И здесь Брауна направила мистическая сущность под названием Случай. Поскольку он похищал драгоценное время, предназначенное для изучения мудрости древних, чтобы насладиться выдуманными характерами – героями более легкого чтения, он пытался восполнить его, проводя за столом с Талмудом все больше долгих часов. Серым зимним утром в пять утра он открыл один из тяжелых томов. Просматривая строки комментария, он наткнулся на отрывок, перевод слов пророка Иезекииля. Слова на арамейском тронули Брауна, внушили ему странное чувство, что Случай – этот иллюзорный гид – поместил их перед ним. Он прочел:
“Иезекииль закрыл книгу здоровья, чтобы человечество, пораженное болезнями, просило о милости. Мудрецы одобрили это решение. Надо понять, что человеку дана власть излечивать болезни и неустанно и тщательно изучать науку и искусство медицины. И все же не следует открывать человечеству лекарства от всех болезней. Представь недостойного, которому дана власть избавить себя от болезни, и который оставит Бога и призовет собственную мудрость. Так же, как устный завет не следует сохранять в письменном виде, давайте не позволим книгу здоровья спрятать по тому же правилу. Память будет утеряна по прошествии времени. Поэтому разрешено записать рецепты и открыть их человечеству на все времена. Прекрасная и славная дорога к исцелению открыта для людей, мудрых пониманием этого языка”.

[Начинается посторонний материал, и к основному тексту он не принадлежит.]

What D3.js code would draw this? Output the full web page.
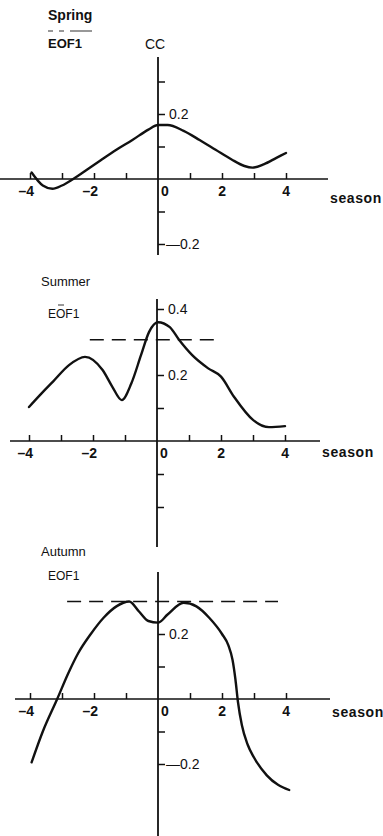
<!DOCTYPE html>
<html>
<head>
<meta charset="utf-8">
<script src="https://cdn.jsdelivr.net/npm/d3@7"></script>
<style>
  body { margin: 0; background: #fff; }
  text { font-family: "Liberation Sans", Arial, sans-serif; fill: #111; }
</style>
</head>
<body>
<div id="canvas"></div>
<script>
// DATA
const xTicks = [-4, -3, -2, -1, 0, 1, 2, 3, 4];
const xTickLabels = [-4, -2, 0, 2, 4];

const springX  = [-3.95, -3.6, -3.3, -3.0, -2.65, -2.2, -1.8, -1.3, -0.8, -0.3, 0, 0.3, 0.8, 1.3, 1.8, 2.3, 2.7, 2.95, 3.3, 3.7, 4.0];
const springCC = [0.02, -0.02, -0.03, -0.02, 0, 0.03, 0.057, 0.09, 0.12, 0.152, 0.166, 0.166, 0.148, 0.12, 0.09, 0.06, 0.04, 0.035, 0.045, 0.065, 0.08];
const springYTicks = [0.3, 0.2, 0.1, -0.1, -0.2];
const springYLabels = [0.2, -0.2];

const summerX  = [-4.0, -3.6, -3.25, -2.75, -2.25, -1.7, -1.4, -1.1, -0.8, -0.5, -0.25, 0.03, 0.4, 0.7, 1.1, 1.6, 2.0, 2.4, 3.0, 3.5, 4.0];
const summerCC = [0.103, 0.145, 0.18, 0.23, 0.255, 0.215, 0.165, 0.124, 0.175, 0.26, 0.33, 0.36, 0.345, 0.305, 0.26, 0.22, 0.195, 0.135, 0.064, 0.042, 0.045];
const summerYTicks = [0.4, 0.2, 0.1, -0.1, -0.2];
const summerYLabels = [0.4, 0.2];
const summerSig = { x: [-2.1, 2.0], cc: 0.307 };

const autumnX  = [-3.95, -3.6, -3.15, -2.8, -2.5, -2.1, -1.7, -1.3, -0.9, -0.6, -0.3, 0, 0.3, 0.8, 1.2, 1.6, 2.0, 2.2, 2.33, 2.42, 2.5, 2.62, 2.8, 3.0, 3.4, 4.1];
const autumnCC = [-0.195, -0.1, 0, 0.08, 0.14, 0.2, 0.25, 0.285, 0.30, 0.27, 0.24, 0.235, 0.26, 0.296, 0.285, 0.25, 0.2, 0.165, 0.12, 0.06, -0.01, -0.08, -0.14, -0.18, -0.235, -0.28];
const autumnYTicks = [0.2, 0.1, -0.1, -0.2];
const autumnYLabels = [0.2, -0.2];
const autumnSig = { x: [-2.84, 3.75], cc: 0.30 };

// LAYOUT (pixels)
const panels = [
  { title: "Spring", titleBold: true, titleY: 20, eofY: 48, eofBold: true, legendDash: true,
    x0: 158, y0: 179, unit: 32, per01: 32.5, xLeft: 0, xRight: 328, yTop: 57, yBottom: 255,
    seasonDy: 24, cc: true,
    xs: springX, ys: springCC, yTicks: springYTicks, yLabels: springYLabels, sig: null },
  { title: "Summer", titleBold: false, titleY: 286, eofY: 318, eofBold: false, overbar: true,
    x0: 157, y0: 441, unit: 32, per01: 33, xLeft: 10, xRight: 320, yTop: 299, yBottom: 547,
    seasonDy: 16,
    xs: summerX, ys: summerCC, yTicks: summerYTicks, yLabels: summerYLabels, sig: summerSig },
  { title: "Autumn", titleBold: false, titleY: 556, eofY: 580, eofBold: false,
    x0: 158, y0: 699, unit: 32, per01: 32.5, xLeft: 15, xRight: 330, yTop: 572, yBottom: 836,
    seasonDy: 18,
    xs: autumnX, ys: autumnCC, yTicks: autumnYTicks, yLabels: autumnYLabels, sig: autumnSig }
];

const width = 383, height = 836;

const svg = d3.select("#canvas").append("svg")
  .attr("width", width)
  .attr("height", height)
  .style("background", "#fff");

panels.forEach(p => {
  const x = d3.scaleLinear().domain([0, 4]).range([p.x0, p.x0 + 4 * p.unit]);
  const y = d3.scaleLinear().domain([0, 0.1]).range([p.y0, p.y0 - p.per01]);
  const g = svg.append("g");

  // axis lines
  g.append("line")
    .attr("x1", p.xLeft).attr("x2", p.xRight)
    .attr("y1", y(0)).attr("y2", y(0))
    .attr("stroke", "#111").attr("stroke-width", 1.6);
  g.append("line")
    .attr("x1", x(0)).attr("x2", x(0))
    .attr("y1", p.yTop).attr("y2", p.yBottom)
    .attr("stroke", "#111").attr("stroke-width", 1.8);

  // x ticks (upward)
  const xa = g.append("g")
    .attr("transform", `translate(0,${y(0)})`)
    .call(d3.axisTop(x).tickValues(xTicks.filter(d => d !== 0)).tickSize(6).tickFormat(""));
  xa.select(".domain").remove();
  xa.selectAll("line").attr("stroke", "#111").attr("stroke-width", 1.5);

  // y ticks (to the right)
  const ya = g.append("g")
    .attr("transform", `translate(${x(0)},0)`)
    .call(d3.axisRight(y).tickValues(p.yTicks).tickSize(7).tickFormat(""));
  ya.select(".domain").remove();
  ya.selectAll("line").attr("stroke", "#111").attr("stroke-width", 1.5);

  // x tick labels: digit centred on tick, minus to its left
  g.selectAll("text.xl")
    .data(xTickLabels)
    .join("text")
    .attr("class", "xl")
    .attr("x", d => d === 0 ? x(d) + 3 : x(d) + 4)
    .attr("y", y(0) + 17)
    .attr("text-anchor", d => d === 0 ? "start" : "end")
    .style("font-size", "14px")
    .style("font-weight", "bold")
    .text(d => d < 0 ? "\u2013" + Math.abs(d) : d);

  // y tick labels
  g.selectAll("text.yl")
    .data(p.yLabels)
    .join("text")
    .attr("class", "yl")
    .attr("x", d => d < 0 ? x(0) + 8 : x(0) + 11)
    .attr("y", d => y(d) + 5)
    .style("font-size", "14px")
    .text(d => d < 0 ? "\u2014" + Math.abs(d).toFixed(1) : d.toFixed(1));

  // axis name
  g.append("text")
    .attr("x", p.xRight + 2)
    .attr("y", y(0) + p.seasonDy)
    .style("font-size", "14px")
    .style("font-weight", "bold")
    .style("letter-spacing", "0.6px")
    .text("season");

  // titles
  g.append("text")
    .attr("x", p.title === "Spring" ? 48 : 41)
    .attr("y", p.titleY)
    .style("font-size", p.titleBold ? "14px" : "13px")
    .style("font-weight", p.titleBold ? "bold" : "normal")
    .text(p.title);
  g.append("text")
    .attr("x", 48)
    .attr("y", p.eofY)
    .style("font-size", p.eofBold ? "13px" : "12px")
    .style("font-weight", p.eofBold ? "bold" : "normal")
    .text("EOF1");

  if (p.legendDash) {
    g.append("line")
      .attr("x1", 48).attr("x2", 92).attr("y1", 31).attr("y2", 31)
      .attr("stroke", "#333").attr("stroke-width", 1.2)
      .attr("stroke-dasharray", "5,6,5,6,22");
  }
  if (p.overbar) {
    g.append("line")
      .attr("x1", 58).attr("x2", 64).attr("y1", p.eofY - 13).attr("y2", p.eofY - 13)
      .attr("stroke", "#333").attr("stroke-width", 1);
  }
  if (p.cc) {
    g.append("text")
      .attr("x", x(0) - 3)
      .attr("y", 49)
      .attr("text-anchor", "middle")
      .style("font-size", "14px")
      .text("CC");
  }

  // significance line
  if (p.sig) {
    g.append("line")
      .attr("x1", x(p.sig.x[0])).attr("x2", x(p.sig.x[1]))
      .attr("y1", y(p.sig.cc)).attr("y2", y(p.sig.cc))
      .attr("stroke", "#111").attr("stroke-width", 1.6)
      .attr("stroke-dasharray", "14,8");
  }

  // curve
  const pts = p.xs.map((d, i) => [d, p.ys[i]]);
  const line = d3.line()
    .x(d => x(d[0]))
    .y(d => y(d[1]))
    .curve(d3.curveMonotoneX);
  g.append("path")
    .datum(pts)
    .attr("d", line)
    .attr("fill", "none")
    .attr("stroke", "#111")
    .attr("stroke-width", 2.4)
    .attr("stroke-linecap", "round");
});
</script>
</body>
</html>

“Память будет утеряна по прошествии времени… но не для людей, понимающих этот язык”. Это было как озарение для Брауна, открытие его предназначения. Сопротивление долгим утомительным часам, потраченным на изучение Талмуда, растворилось. Так в шестнадцать лет Браун узнал, что пойдет путем поиска и осмысления существенных идей во всех древних вещах. Его работой будет доставать на свет пыльные богатства прошлого для лучшей жизни тех, кто не имеет привилегии читать древних.
Меряя шагами свою холодную голую комнату, он чувствовал светлую радость и первый порыв. Он чувствовал, что теперь ясно видит цель в жизни. Он извлечет на поверхность и сделает видимым и понятным для многих другие, еще больше священные красоты, которые он сам открыл в этих рукописях из далекого прошлого. Но он не мог предугадать те драматические события, которые с ним произойдут, когда он наконец полностью посвятит себя исполнению мечты. И как он мог знать, что мировое пожарище с его неописуемыми массовыми ужасами должно было сыграть свою роль в исполнении его предназначения?

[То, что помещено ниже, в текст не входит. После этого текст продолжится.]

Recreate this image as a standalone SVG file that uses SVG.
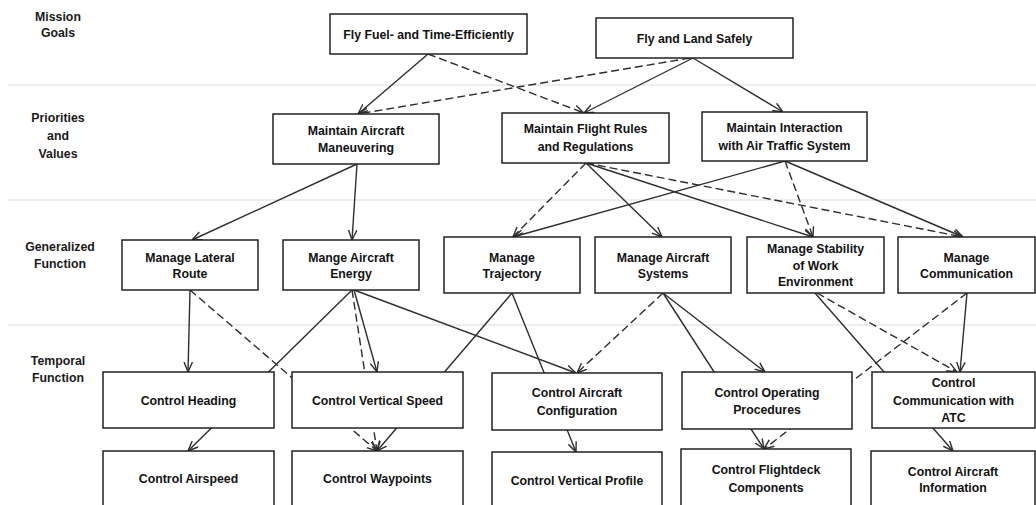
<svg xmlns="http://www.w3.org/2000/svg" width="1036" height="505" viewBox="0 0 1036 505">
  <style>
    .band { stroke: #e9e9e1; stroke-width: 1.5; }
    .lvl { font-family: "Liberation Sans", Arial, sans-serif; font-weight: bold; font-size: 12.3px; fill: #1a1a1a; text-anchor: middle; }
    .box { fill: #ffffff; stroke: #222222; stroke-width: 1.5; }
    .lbl { font-family: "Liberation Sans", Arial, sans-serif; font-weight: bold; font-size: 12.3px; fill: #121212; text-anchor: middle; }
    .c { stroke: #2e2e2e; stroke-width: 1.4; fill: none; marker-end: url(#arr); }
    .d { stroke-dasharray: 8 4; }
  </style>
  <defs>
    <marker id="arr" viewBox="0 0 10 10" refX="10" refY="5" markerWidth="10" markerHeight="10" markerUnits="userSpaceOnUse" orient="auto">
      <path d="M0,0.8 L10,5 L0,9.2" fill="none" stroke="#2e2e2e" stroke-width="1.4"/>
    </marker>
  </defs>
  <rect width="1036" height="505" fill="#ffffff"/>

  <!-- abstraction level bands -->
  <g id="bands">
    <line class="band" x1="8" y1="85" x2="1036" y2="85"/>
    <line class="band" x1="8" y1="200" x2="1036" y2="200"/>
    <line class="band" x1="8" y1="325" x2="1036" y2="325"/>
  </g>

  <!-- level names -->
  <g id="levels">
    <text class="lvl" x="58" y="21">Mission</text>
    <text class="lvl" x="58" y="37">Goals</text>
    <text class="lvl" x="58" y="122">Priorities</text>
    <text class="lvl" x="58" y="140">and</text>
    <text class="lvl" x="58" y="158">Values</text>
    <text class="lvl" x="60" y="251">Generalized</text>
    <text class="lvl" x="60" y="268">Function</text>
    <text class="lvl" x="58" y="365">Temporal</text>
    <text class="lvl" x="58" y="382">Function</text>
  </g>

  <!-- means-ends links (solid and dashed) -->
  <g id="connectors">
    <line class="c" x1="428" y1="54" x2="358" y2="114"/>
    <line class="c d" x1="428" y1="54" x2="584" y2="113"/>
    <line class="c d" x1="690" y1="58" x2="358" y2="114"/>
    <line class="c" x1="693" y1="58" x2="584" y2="113"/>
    <line class="c" x1="693" y1="58" x2="783" y2="112"/>

    <line class="c" x1="357" y1="164" x2="192" y2="240"/>
    <line class="c" x1="357" y1="164" x2="352" y2="240"/>
    <line class="c d" x1="586" y1="163" x2="513" y2="237"/>
    <line class="c" x1="586" y1="163" x2="662" y2="237"/>
    <line class="c" x1="586" y1="163" x2="813" y2="237"/>
    <line class="c d" x1="586" y1="163" x2="963" y2="237"/>
    <line class="c" x1="785" y1="161" x2="513" y2="237"/>
    <line class="c d" x1="785" y1="161" x2="813" y2="237"/>
    <line class="c" x1="785" y1="161" x2="963" y2="237"/>

    <line class="c" x1="190" y1="290" x2="188" y2="372"/>
    <line class="c d" x1="190" y1="290" x2="377" y2="451"/>
    <line class="c" x1="352" y1="290" x2="188" y2="451"/>
    <line class="c d" x1="352" y1="290" x2="377" y2="451"/>
    <line class="c" x1="354" y1="290" x2="377" y2="372"/>
    <line class="c" x1="354" y1="290" x2="576" y2="373"/>
    <line class="c" x1="512" y1="293" x2="377" y2="451"/>
    <line class="c" x1="512" y1="293" x2="576" y2="452"/>
    <line class="c d" x1="663" y1="293" x2="577" y2="373"/>
    <line class="c" x1="663" y1="293" x2="764" y2="449"/>
    <line class="c" x1="663" y1="293" x2="765" y2="372"/>
    <line class="c" x1="815" y1="293" x2="953" y2="451"/>
    <line class="c d" x1="817" y1="293" x2="957" y2="372"/>
    <line class="c" x1="967" y1="293" x2="960" y2="372"/>
    <line class="c d" x1="967" y1="293" x2="764" y2="449"/>
  </g>

  <!-- mission goals -->
  <g id="fly-efficiently">
    <rect class="box" x="330" y="14" width="197" height="40"/>
    <text class="lbl" x="428.5" y="39">Fly Fuel- and Time-Efficiently</text>
  </g>
  <g id="fly-safely">
    <rect class="box" x="596" y="18" width="197" height="40"/>
    <text class="lbl" x="694.5" y="43">Fly and Land Safely</text>
  </g>

  <!-- priorities and values -->
  <g id="maintain-maneuvering">
    <rect class="box" x="273" y="114" width="166" height="50"/>
    <text class="lbl" x="356" y="135">Maintain Aircraft</text>
    <text class="lbl" x="356" y="152">Maneuvering</text>
  </g>
  <g id="maintain-rules">
    <rect class="box" x="502" y="113" width="167" height="50"/>
    <text class="lbl" x="585.5" y="133">Maintain Flight Rules</text>
    <text class="lbl" x="585.5" y="151">and Regulations</text>
  </g>
  <g id="maintain-interaction">
    <rect class="box" x="702" y="112" width="165" height="49"/>
    <text class="lbl" x="784.5" y="132">Maintain Interaction</text>
    <text class="lbl" x="784.5" y="150">with Air Traffic System</text>
  </g>

  <!-- generalized functions -->
  <g id="manage-lateral">
    <rect class="box" x="122" y="240" width="136" height="50"/>
    <text class="lbl" x="190" y="262">Manage Lateral</text>
    <text class="lbl" x="190" y="278">Route</text>
  </g>
  <g id="manage-energy">
    <rect class="box" x="283" y="240" width="136" height="50"/>
    <text class="lbl" x="351" y="262">Mange Aircraft</text>
    <text class="lbl" x="351" y="278">Energy</text>
  </g>
  <g id="manage-trajectory">
    <rect class="box" x="444" y="237" width="136" height="56"/>
    <text class="lbl" x="512" y="262">Manage</text>
    <text class="lbl" x="512" y="278">Trajectory</text>
  </g>
  <g id="manage-systems">
    <rect class="box" x="595" y="237" width="136" height="56"/>
    <text class="lbl" x="663" y="262">Manage Aircraft</text>
    <text class="lbl" x="663" y="278">Systems</text>
  </g>
  <g id="manage-stability">
    <rect class="box" x="747" y="237" width="137" height="56"/>
    <text class="lbl" x="815.5" y="253">Manage Stability</text>
    <text class="lbl" x="815.5" y="270">of Work</text>
    <text class="lbl" x="815.5" y="286">Environment</text>
  </g>
  <g id="manage-communication">
    <rect class="box" x="898" y="237" width="137" height="56"/>
    <text class="lbl" x="966.5" y="262">Manage</text>
    <text class="lbl" x="966.5" y="278">Communication</text>
  </g>

  <!-- temporal functions -->
  <g id="control-heading">
    <rect class="box" x="103" y="372" width="171" height="56"/>
    <text class="lbl" x="188.5" y="405">Control Heading</text>
  </g>
  <g id="control-vertical-speed">
    <rect class="box" x="292" y="372" width="171" height="56"/>
    <text class="lbl" x="377.5" y="405">Control Vertical Speed</text>
  </g>
  <g id="control-configuration">
    <rect class="box" x="492" y="373" width="170" height="57"/>
    <text class="lbl" x="577" y="397">Control Aircraft</text>
    <text class="lbl" x="577" y="415">Configuration</text>
  </g>
  <g id="control-procedures">
    <rect class="box" x="682" y="372" width="170" height="57"/>
    <text class="lbl" x="767" y="397">Control Operating</text>
    <text class="lbl" x="767" y="414">Procedures</text>
  </g>
  <g id="control-atc">
    <rect class="box" x="872" y="372" width="163" height="56"/>
    <text class="lbl" x="953.5" y="387">Control</text>
    <text class="lbl" x="953.5" y="405">Communication with</text>
    <text class="lbl" x="953.5" y="422">ATC</text>
  </g>

  <g id="control-airspeed">
    <rect class="box" x="103" y="451" width="171" height="70"/>
    <text class="lbl" x="188.5" y="483">Control Airspeed</text>
  </g>
  <g id="control-waypoints">
    <rect class="box" x="292" y="451" width="171" height="70"/>
    <text class="lbl" x="377.5" y="483">Control Waypoints</text>
  </g>
  <g id="control-vertical-profile">
    <rect class="box" x="492" y="452" width="170" height="70"/>
    <text class="lbl" x="577" y="485">Control Vertical Profile</text>
  </g>
  <g id="control-flightdeck">
    <rect class="box" x="681" y="449" width="170" height="70"/>
    <text class="lbl" x="766" y="474">Control Flightdeck</text>
    <text class="lbl" x="766" y="492">Components</text>
  </g>
  <g id="control-information">
    <rect class="box" x="871" y="451" width="164" height="70"/>
    <text class="lbl" x="953" y="476">Control Aircraft</text>
    <text class="lbl" x="953" y="492">Information</text>
  </g>
</svg>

Темная луна уже взошла над его любимой Веной, когда он вернулся домой. Город песен и смеха почти утратил большую часть своего запоминающегося веселья. Грохот Вагнера переполнил прекрасный город Штрауса. Антисемиты, которые до этого скрывались в темноте, теперь не знали удержу и открыто торжествовали. Старые друзья стали новыми врагами. Каждая живая тварь чувствовала жало гитлеровского нацизма как прелюдию к инфекционной болезни, которая грозила принести в жертву большую часть восприимчивой молодежи Вены.

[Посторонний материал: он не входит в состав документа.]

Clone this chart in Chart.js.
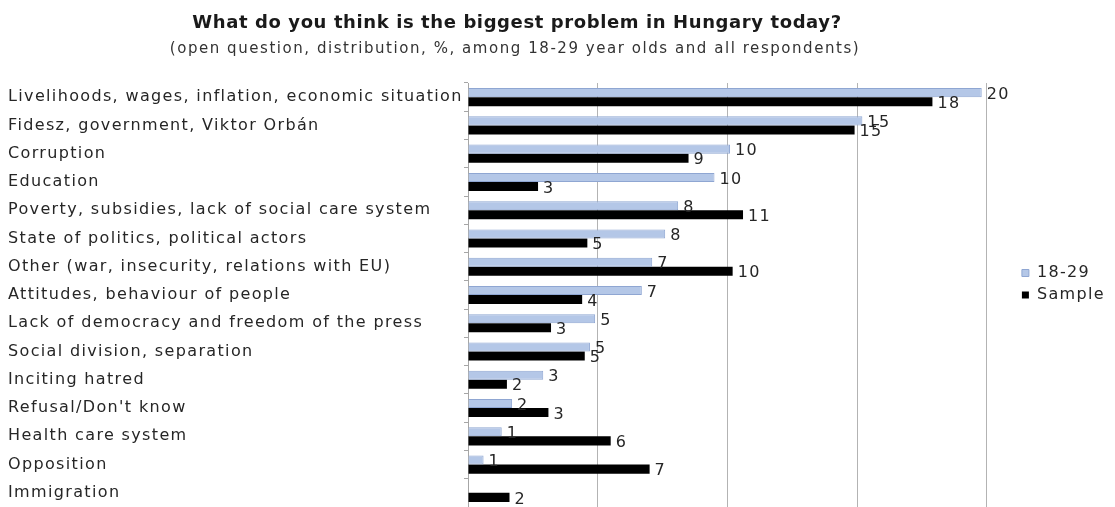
<!DOCTYPE html>
<html><head><meta charset="utf-8">
<script src="https://cdn.jsdelivr.net/npm/chart.js@4.4.1/dist/chart.umd.min.js"></script>
<style>
html,body{margin:0;padding:0;background:#fff;}
#wrap{position:relative;width:1115px;height:507px;overflow:hidden;}
canvas{position:absolute;left:0;top:0;}
#title{position:absolute;left:0;top:11px;width:1034px;text-align:center;font:bold 18px "DejaVu Sans";letter-spacing:0.6px;line-height:22px;color:#1a1a1a;white-space:nowrap;}
#sub{position:absolute;left:0;top:39px;width:1030px;text-align:center;font:15px "DejaVu Sans";letter-spacing:1.55px;line-height:18px;color:#333;white-space:nowrap;}
</style></head>
<body>
<div id="wrap">
<canvas id="c" width="1115" height="507"></canvas>
<div id="title">What do you think is the biggest problem in Hungary today?</div>
<div id="sub">(open question, distribution, %, among 18-29 year olds and all respondents)</div>
</div>
<script>
const categories = [
  'Livelihoods, wages, inflation, economic situation',
  'Fidesz, government, Viktor Orbán',
  'Corruption',
  'Education',
  'Poverty, subsidies, lack of social care system',
  'State of politics, political actors',
  'Other (war, insecurity, relations with EU)',
  'Attitudes, behaviour of people',
  'Lack of democracy and freedom of the press',
  'Social division, separation',
  'Inciting hatred',
  "Refusal/Don't know",
  'Health care system',
  'Opposition',
  'Immigration'
];
const seriesNames = ['18-29', 'Sample'];
const youth  = [19.8, 15.2, 10.1, 9.5, 8.1, 7.6, 7.1, 6.7, 4.9, 4.7, 2.9, 1.7, 1.3, 0.6, 0];
const sample = [17.9, 14.9, 8.5, 2.7, 10.6, 4.6, 10.2, 4.4, 3.2, 4.5, 1.5, 3.1, 5.5, 7.0, 1.6];
const youthLabels  = [20, 15, 10, 10, 8, 8, 7, 7, 5, 5, 3, 2, 1, 1, null];
const sampleLabels = [18, 15, 9, 3, 11, 5, 10, 4, 3, 5, 2, 3, 6, 7, 2];
const xTicks = [0, 5, 10, 15, 20];

const labelSets = [youthLabels, sampleLabels];
const FONT = 'DejaVu Sans';
const TEXT = '#262626';

Chart.defaults.font.family = FONT;
Chart.defaults.font.size = 16;
Chart.defaults.color = TEXT;

const spacing = {
  id: 'spacing',
  afterInit(chart) { try { chart.ctx.letterSpacing = '1.35px'; } catch (e) {} }
};

const valueLabels = {
  id: 'valueLabels',
  afterDatasetsDraw(chart) {
    const ctx = chart.ctx;
    ctx.save();
    ctx.font = '16px "' + FONT + '"';
    ctx.fillStyle = TEXT;
    ctx.textAlign = 'left';
    ctx.textBaseline = 'middle';
    chart.data.datasets.forEach((ds, i) => {
      const meta = chart.getDatasetMeta(i);
      meta.data.forEach((bar, j) => {
        const t = labelSets[i][j];
        if (t === null || t === undefined) return;
        ctx.fillText(String(t), bar.x + 5, bar.y + 2);
      });
    });
    ctx.restore();
  }
};

new Chart(document.getElementById('c'), {
  type: 'bar',
  data: {
    labels: categories,
    datasets: [
      { label: seriesNames[0], data: youth, backgroundColor: '#b4c7e7', borderColor: '#8fa6d2', borderWidth: 1, borderSkipped: 'left',
        categoryPercentage: 0.64, barPercentage: 1 },
      { label: seriesNames[1], data: sample, backgroundColor: '#000000', borderColor: '#000000', borderWidth: 0,
        categoryPercentage: 0.64, barPercentage: 1 }
    ]
  },
  options: {
    indexAxis: 'y',
    responsive: false,
    animation: false,
    events: [],
    layout: { padding: { top: 83, left: 8, right: 0, bottom: 0 } },
    scales: {
      x: {
        min: 0, max: 20,
        afterBuildTicks(s) { s.ticks = xTicks.map(v => ({ value: v })); },
        afterFit(s) { s.height = 0; s.paddingLeft = 0; s.paddingRight = 0; },
        ticks: { display: false },
        grid: { color: '#b3b3b3', drawTicks: false, lineWidth: 1 },
        border: { display: false }
      },
      y: {
        ticks: { color: TEXT, padding: 3, crossAlign: 'far', font: { size: 16 } },
        grid: { offset: true, drawOnChartArea: false, tickLength: 4, color: '#a6a6a6' },
        border: { display: true, color: '#a6a6a6' },
        afterFit(s) { s.width = 460; s.paddingTop = 0; s.paddingBottom = 0; }
      },
      gap: {
        type: 'linear', position: 'right', display: true,
        ticks: { display: false }, grid: { display: false }, border: { display: false },
        afterFit(s) { s.width = 29; s.paddingTop = 0; s.paddingBottom = 0; }
      }
    },
    plugins: {
      legend: {
        position: 'right', align: 'start',
        title: { display: true, text: '', padding: { top: 156.8, bottom: 0 } },
        labels: { boxWidth: 7, boxHeight: 7, padding: 6, color: TEXT, font: { size: 16 } }
      },
      tooltip: { enabled: false }
    }
  },
  plugins: [spacing, valueLabels]
});
</script>
</body></html>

Даже в тот день, когда немецкие десантники оккупировали вечный город Рим, в 1943 году, вера итальянских граждан в сущую правильность того, что происходит, не исчезла. Даже когда они смотрели в лицо всей реальности собственной трагедии, присутствие захватчика в их Вечном городе воспринималось как нечто не более постоянное, чем время между одним солнечным днем и другим.